[Short problem]
Starting at the top of the listing, extract every line up to and including the one with "const yTicks = [-0.3, 0.4, 0.1];". Pictures stay out of the copy.
------ Data block ------
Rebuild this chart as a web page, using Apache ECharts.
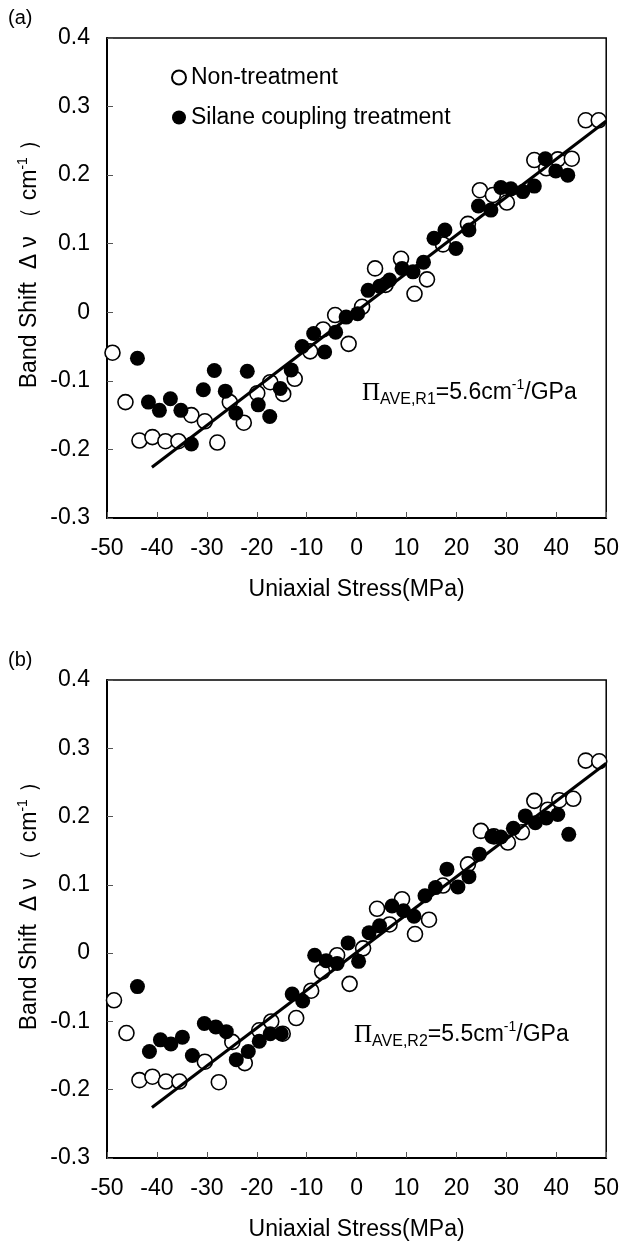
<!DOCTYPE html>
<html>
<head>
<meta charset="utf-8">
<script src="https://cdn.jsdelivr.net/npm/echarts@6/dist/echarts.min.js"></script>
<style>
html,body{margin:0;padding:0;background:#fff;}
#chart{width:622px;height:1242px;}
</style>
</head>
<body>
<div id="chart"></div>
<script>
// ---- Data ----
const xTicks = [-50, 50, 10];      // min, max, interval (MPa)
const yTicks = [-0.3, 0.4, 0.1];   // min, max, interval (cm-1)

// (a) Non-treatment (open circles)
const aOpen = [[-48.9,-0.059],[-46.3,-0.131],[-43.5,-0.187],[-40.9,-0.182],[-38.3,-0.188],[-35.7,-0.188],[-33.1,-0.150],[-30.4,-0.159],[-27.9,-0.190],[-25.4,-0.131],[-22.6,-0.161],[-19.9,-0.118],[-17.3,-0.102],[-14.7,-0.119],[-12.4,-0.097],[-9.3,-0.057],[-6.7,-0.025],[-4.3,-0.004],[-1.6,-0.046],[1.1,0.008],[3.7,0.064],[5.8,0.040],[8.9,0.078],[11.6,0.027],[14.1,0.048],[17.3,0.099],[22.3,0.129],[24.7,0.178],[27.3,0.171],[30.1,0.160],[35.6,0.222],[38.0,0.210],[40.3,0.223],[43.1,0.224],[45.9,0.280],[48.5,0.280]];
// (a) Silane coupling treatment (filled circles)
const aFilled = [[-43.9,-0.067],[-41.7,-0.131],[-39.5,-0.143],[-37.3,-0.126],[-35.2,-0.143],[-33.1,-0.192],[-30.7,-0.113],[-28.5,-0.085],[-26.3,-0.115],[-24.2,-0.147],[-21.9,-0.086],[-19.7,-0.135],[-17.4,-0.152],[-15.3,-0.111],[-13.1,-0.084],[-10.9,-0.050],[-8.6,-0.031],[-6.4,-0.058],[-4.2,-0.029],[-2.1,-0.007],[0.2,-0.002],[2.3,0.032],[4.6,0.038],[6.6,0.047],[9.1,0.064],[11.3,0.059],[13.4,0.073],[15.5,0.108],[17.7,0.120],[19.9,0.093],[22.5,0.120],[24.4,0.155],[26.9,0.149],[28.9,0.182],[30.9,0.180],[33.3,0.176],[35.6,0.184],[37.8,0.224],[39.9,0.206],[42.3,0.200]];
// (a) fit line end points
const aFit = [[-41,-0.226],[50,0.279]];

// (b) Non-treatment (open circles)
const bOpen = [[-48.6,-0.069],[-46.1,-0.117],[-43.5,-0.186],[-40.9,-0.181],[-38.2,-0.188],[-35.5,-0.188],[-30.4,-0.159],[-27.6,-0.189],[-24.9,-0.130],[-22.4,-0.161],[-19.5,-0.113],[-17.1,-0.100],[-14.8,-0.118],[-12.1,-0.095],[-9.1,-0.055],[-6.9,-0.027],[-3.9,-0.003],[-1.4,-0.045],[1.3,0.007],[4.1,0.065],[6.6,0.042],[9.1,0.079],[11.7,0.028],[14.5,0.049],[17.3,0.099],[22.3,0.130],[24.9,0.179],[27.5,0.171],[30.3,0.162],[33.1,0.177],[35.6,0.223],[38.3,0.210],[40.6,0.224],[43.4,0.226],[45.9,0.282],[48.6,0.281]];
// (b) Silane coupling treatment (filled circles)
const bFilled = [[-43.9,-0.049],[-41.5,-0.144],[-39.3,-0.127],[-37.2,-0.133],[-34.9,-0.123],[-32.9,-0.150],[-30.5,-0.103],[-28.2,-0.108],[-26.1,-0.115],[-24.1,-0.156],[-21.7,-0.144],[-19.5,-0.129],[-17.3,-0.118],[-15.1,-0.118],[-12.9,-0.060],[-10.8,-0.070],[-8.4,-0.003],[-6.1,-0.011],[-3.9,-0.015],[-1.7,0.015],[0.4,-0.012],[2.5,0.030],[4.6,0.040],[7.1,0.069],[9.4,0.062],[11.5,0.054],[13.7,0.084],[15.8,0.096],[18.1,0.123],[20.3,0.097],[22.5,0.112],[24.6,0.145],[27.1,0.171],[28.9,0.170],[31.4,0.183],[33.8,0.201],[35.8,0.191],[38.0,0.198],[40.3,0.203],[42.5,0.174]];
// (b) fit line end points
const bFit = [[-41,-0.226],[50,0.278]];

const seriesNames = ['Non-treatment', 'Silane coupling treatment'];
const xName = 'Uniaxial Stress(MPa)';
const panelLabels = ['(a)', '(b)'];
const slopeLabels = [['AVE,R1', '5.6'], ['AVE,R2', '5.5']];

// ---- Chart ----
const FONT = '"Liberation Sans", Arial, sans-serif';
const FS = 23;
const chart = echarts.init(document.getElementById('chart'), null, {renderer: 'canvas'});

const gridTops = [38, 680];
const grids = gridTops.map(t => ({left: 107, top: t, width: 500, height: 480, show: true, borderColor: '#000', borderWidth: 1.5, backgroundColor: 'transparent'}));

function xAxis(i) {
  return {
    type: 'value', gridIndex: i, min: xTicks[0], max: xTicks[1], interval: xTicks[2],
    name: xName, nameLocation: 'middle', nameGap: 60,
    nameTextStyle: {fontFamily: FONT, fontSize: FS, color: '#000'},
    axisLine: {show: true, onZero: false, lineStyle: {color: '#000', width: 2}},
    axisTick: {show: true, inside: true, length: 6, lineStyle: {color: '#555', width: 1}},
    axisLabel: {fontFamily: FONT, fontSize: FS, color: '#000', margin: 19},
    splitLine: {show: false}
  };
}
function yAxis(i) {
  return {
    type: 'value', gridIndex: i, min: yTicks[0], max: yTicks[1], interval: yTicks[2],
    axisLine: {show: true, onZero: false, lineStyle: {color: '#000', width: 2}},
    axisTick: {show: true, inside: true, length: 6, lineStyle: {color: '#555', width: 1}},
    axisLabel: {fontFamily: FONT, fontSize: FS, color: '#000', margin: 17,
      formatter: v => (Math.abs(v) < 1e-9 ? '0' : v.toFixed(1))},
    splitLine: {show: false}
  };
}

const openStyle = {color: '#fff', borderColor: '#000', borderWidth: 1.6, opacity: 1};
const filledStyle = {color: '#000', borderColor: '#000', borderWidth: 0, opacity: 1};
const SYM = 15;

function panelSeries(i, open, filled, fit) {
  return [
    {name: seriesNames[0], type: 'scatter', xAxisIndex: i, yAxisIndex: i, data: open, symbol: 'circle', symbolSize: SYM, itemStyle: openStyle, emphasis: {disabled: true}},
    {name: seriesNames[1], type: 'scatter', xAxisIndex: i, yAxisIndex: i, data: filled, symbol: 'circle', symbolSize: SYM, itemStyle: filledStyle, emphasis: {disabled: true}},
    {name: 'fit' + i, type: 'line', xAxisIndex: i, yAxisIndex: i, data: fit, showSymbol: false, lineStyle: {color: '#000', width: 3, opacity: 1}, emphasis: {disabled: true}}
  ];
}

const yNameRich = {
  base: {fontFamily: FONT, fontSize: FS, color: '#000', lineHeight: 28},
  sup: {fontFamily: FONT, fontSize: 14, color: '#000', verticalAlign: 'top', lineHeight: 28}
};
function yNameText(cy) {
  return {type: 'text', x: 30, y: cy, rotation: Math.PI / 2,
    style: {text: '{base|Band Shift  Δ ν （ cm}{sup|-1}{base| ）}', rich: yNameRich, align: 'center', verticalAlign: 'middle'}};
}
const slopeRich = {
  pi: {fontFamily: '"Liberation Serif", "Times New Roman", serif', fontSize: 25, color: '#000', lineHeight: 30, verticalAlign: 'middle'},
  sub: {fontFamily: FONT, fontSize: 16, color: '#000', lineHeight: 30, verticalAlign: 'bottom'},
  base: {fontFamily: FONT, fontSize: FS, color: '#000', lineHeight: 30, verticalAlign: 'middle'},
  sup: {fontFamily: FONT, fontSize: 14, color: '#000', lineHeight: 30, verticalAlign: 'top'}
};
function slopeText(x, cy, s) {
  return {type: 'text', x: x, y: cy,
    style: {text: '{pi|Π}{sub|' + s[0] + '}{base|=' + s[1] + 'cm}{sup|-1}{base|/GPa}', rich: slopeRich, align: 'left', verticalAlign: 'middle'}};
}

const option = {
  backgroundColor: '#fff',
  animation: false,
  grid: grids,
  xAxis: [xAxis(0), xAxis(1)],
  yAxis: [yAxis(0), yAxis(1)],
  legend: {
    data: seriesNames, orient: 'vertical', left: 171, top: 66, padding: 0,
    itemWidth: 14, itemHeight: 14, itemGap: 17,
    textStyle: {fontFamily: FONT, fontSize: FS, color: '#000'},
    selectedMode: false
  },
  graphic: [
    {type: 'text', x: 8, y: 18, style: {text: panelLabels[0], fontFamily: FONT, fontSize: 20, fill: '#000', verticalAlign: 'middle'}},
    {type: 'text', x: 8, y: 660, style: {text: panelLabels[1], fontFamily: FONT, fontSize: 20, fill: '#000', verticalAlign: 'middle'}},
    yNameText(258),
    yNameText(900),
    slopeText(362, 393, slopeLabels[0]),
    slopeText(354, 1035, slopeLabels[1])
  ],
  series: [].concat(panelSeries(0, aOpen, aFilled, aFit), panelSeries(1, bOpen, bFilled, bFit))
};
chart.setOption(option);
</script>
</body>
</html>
------
[Answer for this exercise]
Rebuild this chart as a web page, using Apache ECharts.
<!DOCTYPE html>
<html>
<head>
<meta charset="utf-8">
<script src="https://cdn.jsdelivr.net/npm/echarts@6/dist/echarts.min.js"></script>
<style>
html,body{margin:0;padding:0;background:#fff;}
#chart{width:622px;height:1242px;}
</style>
</head>
<body>
<div id="chart"></div>
<script>
// ---- Data ----
const xTicks = [-50, 50, 10];      // min, max, interval (MPa)
const yTicks = [-0.3, 0.4, 0.1];   // min, max, interval (cm-1)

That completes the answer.